Septiembre es siempre un fraude. Y, por tanto, por lo escrupuloso de su costumbre, sólo es verdad. Promete ser verano, pero ceba insolente el invierno. Finta al calor como si aquí nadie se diera cuenta de que al final, como siempre, nos la va a encestar. Octubre, no obstante, después se vengará con su veranillo de San Miguel y el año, por fin y puntual, quedará en paz.
Escribe la florista Leticia Rodríguez de la Fuente en Tocar tierra que desde que cultiva su jardín el tiempo transcurre a otro ritmo. Son las hojas de los árboles y el relevo de las flores y la incidencia de la luz lo que la alertan de que el tiempo avanza.
En mi recuerdo, del anuncio del otoño se encargaban las azofaifas. En el campo recogía las frutitas con mi abuela y las llevaba en una bolsa al colegio para tomarlas en el recreo. Les explicaba a las otras niñas que no eran aceitunas con mal aspecto, que el gusto era dulce, que crujían y sabían como manzanas diminutas.
Ahora miro, antes de que a las siete desaparezca el sol, la parra virgen de mi vecino, que empieza a quedarse esquelética tras el verano. Al salir de casa, a los escaparates de las tiendas y a la gestión de los ayuntamientos ya se les entregan los sentidos de la vista, el oído y el olfato. Y sin levantar los ojos de la palma de la mano, a internet, con su espejismo de omnipresencia, se le transfiere también el del ritmo. Y acaba una que no sabe de dónde viene ese malestar cuando pasa en manga corta frente a un maniquí con jersey de punto grueso, con las sensaciones enredadas, desposeída de su propio tiempo.
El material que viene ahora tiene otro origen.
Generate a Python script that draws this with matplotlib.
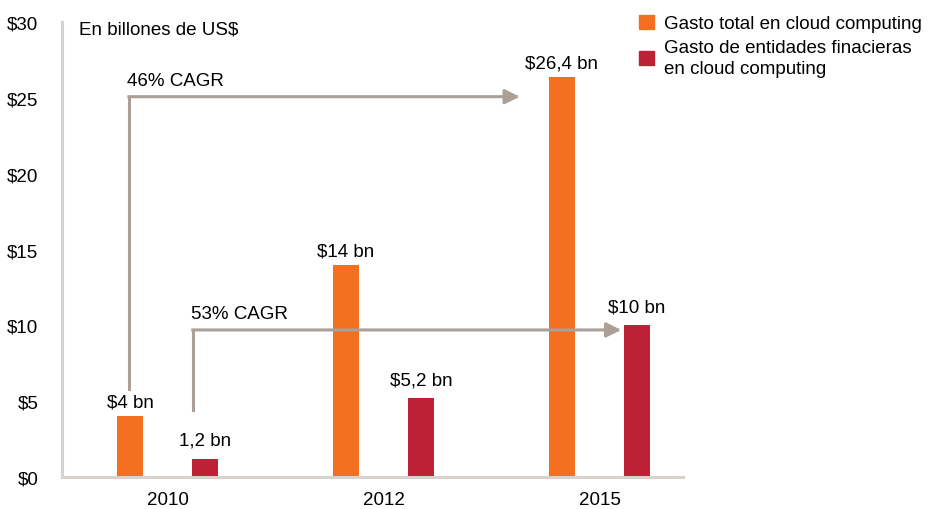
import numpy as np
import matplotlib.pyplot as plt
from matplotlib.patches import Patch

plt.rcParams['font.family'] = ['Liberation Sans', 'DejaVu Sans']

# Datos (billones de US$)
years = ["2010", "2012", "2015"]
gasto_total = [4, 14, 26.4]
gasto_financiero = [1.2, 5.2, 10]
etiquetas_total = ["$4 bn", "$14 bn", "$26,4 bn"]
etiquetas_financiero = ["1,2 bn", "$5,2 bn", "$10 bn"]
y_ticks = [0, 5, 10, 15, 20, 25, 30]

naranja = "#f37021"
rojo = "#bc2135"
gris_eje = "#d8d2cc"
gris_flecha = "#aaa097"
fs = 13.5

fig = plt.figure(figsize=(9.39, 5.10), dpi=100)
ax = fig.add_axes([0.066, 0.063, 0.661, 0.891])

x = np.arange(len(years))
off = 0.174
w = 0.12
ax.bar(x - off, gasto_total, w, color=naranja)
ax.bar(x + off, gasto_financiero, w, color=rojo)

for xi, v, t in zip(x - off, gasto_total, etiquetas_total):
    ax.annotate(t, (xi, v), xytext=(0, 4), textcoords="offset points",
                ha="center", va="bottom", fontsize=fs)
for xi, v, t in zip(x + off, gasto_financiero, etiquetas_financiero):
    ax.annotate(t, (xi, v), xytext=(0, 7), textcoords="offset points",
                ha="center", va="bottom", fontsize=fs)


def flecha_cagr(x0, y0, y1, x1, texto):
    # tramo vertical y tramo horizontal con punta de flecha
    ax.plot([x0, x0], [y0, y1], color=gris_flecha, lw=2.2,
            solid_capstyle="projecting")
    ax.annotate("", xy=(x1, y1), xytext=(x0, y1),
                arrowprops=dict(arrowstyle="-|>", color=gris_flecha, lw=2.2,
                                mutation_scale=22, shrinkA=0, shrinkB=0,
                                capstyle="projecting"))
    ax.text(x0 - 0.01, y1 + 0.5, texto, fontsize=fs, ha="left", va="bottom")


flecha_cagr(-0.18, 5.8, 25.1, 1.63, "46% CAGR")
flecha_cagr(0.116, 4.4, 9.7, 2.1, "53% CAGR")

ax.text(-0.41, 29.6, "En billones de US$", fontsize=fs, ha="left", va="center")

ax.set_xlim(-0.49, 2.385)
ax.set_ylim(0, 30)
ax.set_xticks(x)
ax.set_xticklabels(years)
ax.set_yticks(y_ticks)
ax.set_yticklabels([f"${v}" for v in y_ticks])
ax.tick_params(axis="both", length=0, labelsize=fs)
ax.tick_params(axis="y", pad=17)
ax.tick_params(axis="x", pad=10)

for s in ["top", "right"]:
    ax.spines[s].set_visible(False)
for s in ["left", "bottom"]:
    ax.spines[s].set_color(gris_eje)
    ax.spines[s].set_linewidth(2.2)

handles = [Patch(color=naranja), Patch(color=rojo)]
fig.legend(handles, ["Gasto total en cloud computing",
                     "Gasto de entidades finacieras\nen cloud computing"],
           loc="upper left", bbox_to_anchor=(0.667, 0.995), frameon=False,
           fontsize=fs, handlelength=0.8, handleheight=0.8,
           handletextpad=0.5, labelspacing=0.35, borderpad=0.2)
for t in fig.legends[0].get_texts():
    t.set_linespacing(1.35)

fig.savefig("out.png", dpi=100)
Luchar por existir en presente exige a ratos más firmeza que hacerlo por el futuro. Pero ceder a un plan de marca, a una hoja de ruta de marketing, el dominio de los días sería la forma más patética de gandulería.
A veces hay que reconquistarse con un paseíto por el parque, con una mañana en el campo. Kendall Roy ya lo dijo mejor: carpe the diem, people.